▸ Given material:
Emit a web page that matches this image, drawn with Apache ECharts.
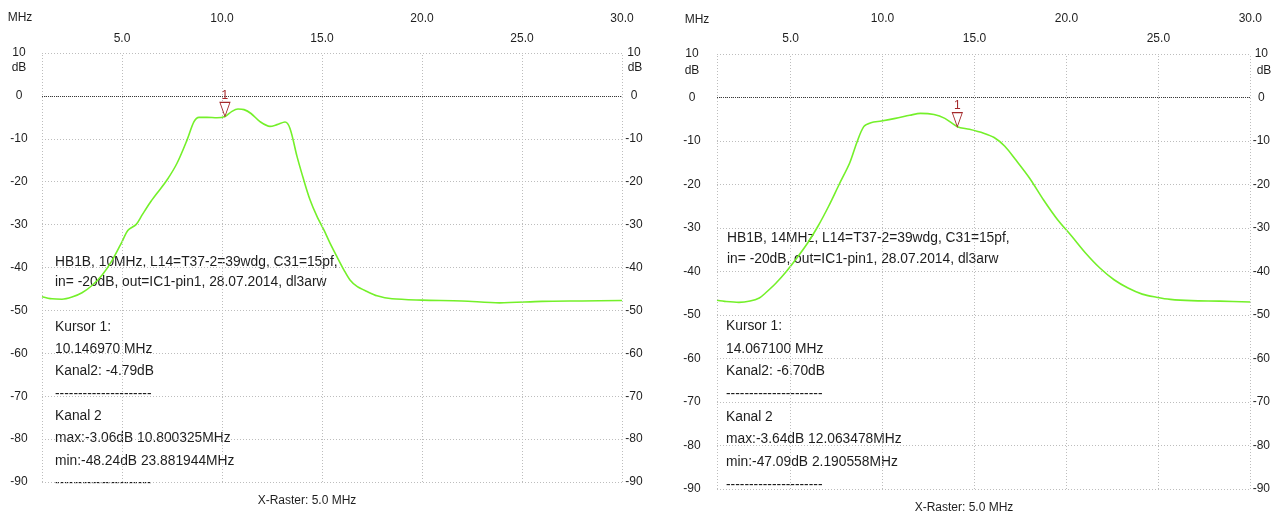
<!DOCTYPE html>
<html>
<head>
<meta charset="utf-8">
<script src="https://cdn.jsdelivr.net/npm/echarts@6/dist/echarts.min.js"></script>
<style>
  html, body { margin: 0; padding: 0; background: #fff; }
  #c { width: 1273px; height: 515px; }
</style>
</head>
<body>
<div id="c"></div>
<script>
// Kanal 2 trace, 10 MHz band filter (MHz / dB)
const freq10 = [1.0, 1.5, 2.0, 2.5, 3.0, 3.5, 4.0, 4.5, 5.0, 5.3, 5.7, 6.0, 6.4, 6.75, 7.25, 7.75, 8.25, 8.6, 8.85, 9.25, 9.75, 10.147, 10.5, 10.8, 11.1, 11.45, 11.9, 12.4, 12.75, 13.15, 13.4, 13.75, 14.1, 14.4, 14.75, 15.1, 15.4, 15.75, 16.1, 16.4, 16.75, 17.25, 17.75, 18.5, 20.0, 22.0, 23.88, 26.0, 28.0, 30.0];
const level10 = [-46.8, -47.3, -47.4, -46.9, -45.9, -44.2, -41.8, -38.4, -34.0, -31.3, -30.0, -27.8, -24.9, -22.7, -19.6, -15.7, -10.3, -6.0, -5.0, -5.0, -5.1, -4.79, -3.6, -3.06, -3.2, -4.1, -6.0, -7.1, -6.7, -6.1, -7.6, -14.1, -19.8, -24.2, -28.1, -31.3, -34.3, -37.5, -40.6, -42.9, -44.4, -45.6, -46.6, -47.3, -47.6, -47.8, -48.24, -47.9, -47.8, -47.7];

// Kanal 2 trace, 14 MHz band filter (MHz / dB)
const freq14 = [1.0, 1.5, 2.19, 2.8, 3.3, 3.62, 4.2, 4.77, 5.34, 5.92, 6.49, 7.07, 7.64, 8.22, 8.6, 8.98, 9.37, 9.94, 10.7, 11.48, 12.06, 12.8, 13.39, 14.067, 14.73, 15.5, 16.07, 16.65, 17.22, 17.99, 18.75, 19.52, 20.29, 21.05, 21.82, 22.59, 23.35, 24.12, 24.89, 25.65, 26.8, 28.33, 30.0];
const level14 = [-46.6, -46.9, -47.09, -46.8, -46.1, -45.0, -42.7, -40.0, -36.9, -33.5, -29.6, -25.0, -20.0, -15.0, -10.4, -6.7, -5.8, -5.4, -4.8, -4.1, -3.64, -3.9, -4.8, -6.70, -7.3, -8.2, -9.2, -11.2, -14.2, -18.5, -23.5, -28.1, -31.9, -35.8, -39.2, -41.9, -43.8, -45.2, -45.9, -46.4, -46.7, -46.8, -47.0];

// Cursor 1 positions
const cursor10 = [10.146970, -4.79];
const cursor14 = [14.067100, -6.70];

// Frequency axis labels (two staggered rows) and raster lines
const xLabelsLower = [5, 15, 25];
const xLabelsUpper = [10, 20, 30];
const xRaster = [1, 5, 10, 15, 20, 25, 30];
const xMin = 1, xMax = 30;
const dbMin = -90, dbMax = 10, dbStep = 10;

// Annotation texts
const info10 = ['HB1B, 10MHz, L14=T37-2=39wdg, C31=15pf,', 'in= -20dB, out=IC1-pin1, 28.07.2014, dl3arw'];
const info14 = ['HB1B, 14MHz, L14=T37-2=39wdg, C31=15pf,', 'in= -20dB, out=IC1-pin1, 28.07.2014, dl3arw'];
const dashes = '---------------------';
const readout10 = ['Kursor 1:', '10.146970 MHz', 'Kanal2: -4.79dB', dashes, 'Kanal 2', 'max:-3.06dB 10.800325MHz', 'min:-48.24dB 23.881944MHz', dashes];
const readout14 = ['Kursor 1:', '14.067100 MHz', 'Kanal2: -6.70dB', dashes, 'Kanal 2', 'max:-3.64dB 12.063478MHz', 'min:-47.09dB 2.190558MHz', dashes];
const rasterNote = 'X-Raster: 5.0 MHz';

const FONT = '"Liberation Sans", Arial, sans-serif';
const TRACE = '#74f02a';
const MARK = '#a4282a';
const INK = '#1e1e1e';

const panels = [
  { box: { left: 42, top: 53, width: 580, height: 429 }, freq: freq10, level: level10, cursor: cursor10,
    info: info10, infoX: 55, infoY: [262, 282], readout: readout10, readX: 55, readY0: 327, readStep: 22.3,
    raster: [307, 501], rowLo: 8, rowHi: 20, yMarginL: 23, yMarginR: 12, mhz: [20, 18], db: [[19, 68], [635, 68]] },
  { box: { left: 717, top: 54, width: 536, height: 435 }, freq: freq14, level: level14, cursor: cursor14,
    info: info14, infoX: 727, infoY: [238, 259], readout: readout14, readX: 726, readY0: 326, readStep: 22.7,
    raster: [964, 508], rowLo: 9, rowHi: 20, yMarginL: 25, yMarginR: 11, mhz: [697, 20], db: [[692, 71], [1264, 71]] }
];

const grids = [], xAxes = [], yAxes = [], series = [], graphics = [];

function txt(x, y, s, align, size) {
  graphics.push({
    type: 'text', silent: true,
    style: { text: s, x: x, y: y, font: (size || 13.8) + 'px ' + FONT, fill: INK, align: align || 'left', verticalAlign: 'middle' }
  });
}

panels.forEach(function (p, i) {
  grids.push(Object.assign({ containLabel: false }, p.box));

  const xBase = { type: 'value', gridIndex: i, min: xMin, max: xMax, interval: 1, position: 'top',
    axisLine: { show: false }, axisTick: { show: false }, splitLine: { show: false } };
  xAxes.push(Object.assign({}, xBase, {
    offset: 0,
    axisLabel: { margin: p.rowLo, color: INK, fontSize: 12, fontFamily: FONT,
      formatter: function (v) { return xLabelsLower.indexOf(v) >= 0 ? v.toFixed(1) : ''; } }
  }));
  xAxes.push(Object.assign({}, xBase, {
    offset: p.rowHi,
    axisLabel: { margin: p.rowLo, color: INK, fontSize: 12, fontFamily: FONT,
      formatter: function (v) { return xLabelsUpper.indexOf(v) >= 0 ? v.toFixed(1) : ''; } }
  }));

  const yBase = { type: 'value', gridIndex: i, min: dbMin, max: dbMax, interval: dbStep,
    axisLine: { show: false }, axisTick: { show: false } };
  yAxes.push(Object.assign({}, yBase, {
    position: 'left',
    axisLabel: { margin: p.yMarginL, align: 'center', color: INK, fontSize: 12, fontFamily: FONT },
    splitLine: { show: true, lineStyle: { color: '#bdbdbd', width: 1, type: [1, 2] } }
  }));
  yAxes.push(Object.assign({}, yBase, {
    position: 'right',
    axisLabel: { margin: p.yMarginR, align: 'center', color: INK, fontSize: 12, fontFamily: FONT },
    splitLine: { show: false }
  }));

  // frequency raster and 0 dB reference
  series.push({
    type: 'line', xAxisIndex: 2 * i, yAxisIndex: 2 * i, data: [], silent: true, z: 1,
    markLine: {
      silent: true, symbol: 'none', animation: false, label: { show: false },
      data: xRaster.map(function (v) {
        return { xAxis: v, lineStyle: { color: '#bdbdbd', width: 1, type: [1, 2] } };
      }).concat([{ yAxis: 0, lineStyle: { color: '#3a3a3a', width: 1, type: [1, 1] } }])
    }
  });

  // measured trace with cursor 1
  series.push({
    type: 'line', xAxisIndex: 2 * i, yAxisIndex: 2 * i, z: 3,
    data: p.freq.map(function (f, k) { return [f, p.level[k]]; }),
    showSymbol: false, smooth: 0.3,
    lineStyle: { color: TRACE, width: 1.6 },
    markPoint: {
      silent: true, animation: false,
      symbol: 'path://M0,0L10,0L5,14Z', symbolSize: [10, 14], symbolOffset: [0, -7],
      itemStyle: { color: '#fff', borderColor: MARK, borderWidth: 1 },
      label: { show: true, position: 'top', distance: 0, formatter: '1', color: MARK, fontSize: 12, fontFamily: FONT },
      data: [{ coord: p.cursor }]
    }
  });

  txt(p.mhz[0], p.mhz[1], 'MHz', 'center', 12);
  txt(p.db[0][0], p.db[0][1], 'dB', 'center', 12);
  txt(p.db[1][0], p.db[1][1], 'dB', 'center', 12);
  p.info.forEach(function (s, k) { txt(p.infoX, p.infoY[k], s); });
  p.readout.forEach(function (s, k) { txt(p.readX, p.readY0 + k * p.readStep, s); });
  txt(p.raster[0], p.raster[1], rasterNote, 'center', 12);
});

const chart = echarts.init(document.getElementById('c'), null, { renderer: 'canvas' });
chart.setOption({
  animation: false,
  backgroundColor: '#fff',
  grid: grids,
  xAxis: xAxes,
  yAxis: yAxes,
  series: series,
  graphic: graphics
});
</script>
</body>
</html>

▸ The request: Gather and copy every line of the data in which the string "with" is found.

▸ Written answer:
Emit a web page that matches this image, drawn with Apache ECharts.
  // measured trace with cursor 1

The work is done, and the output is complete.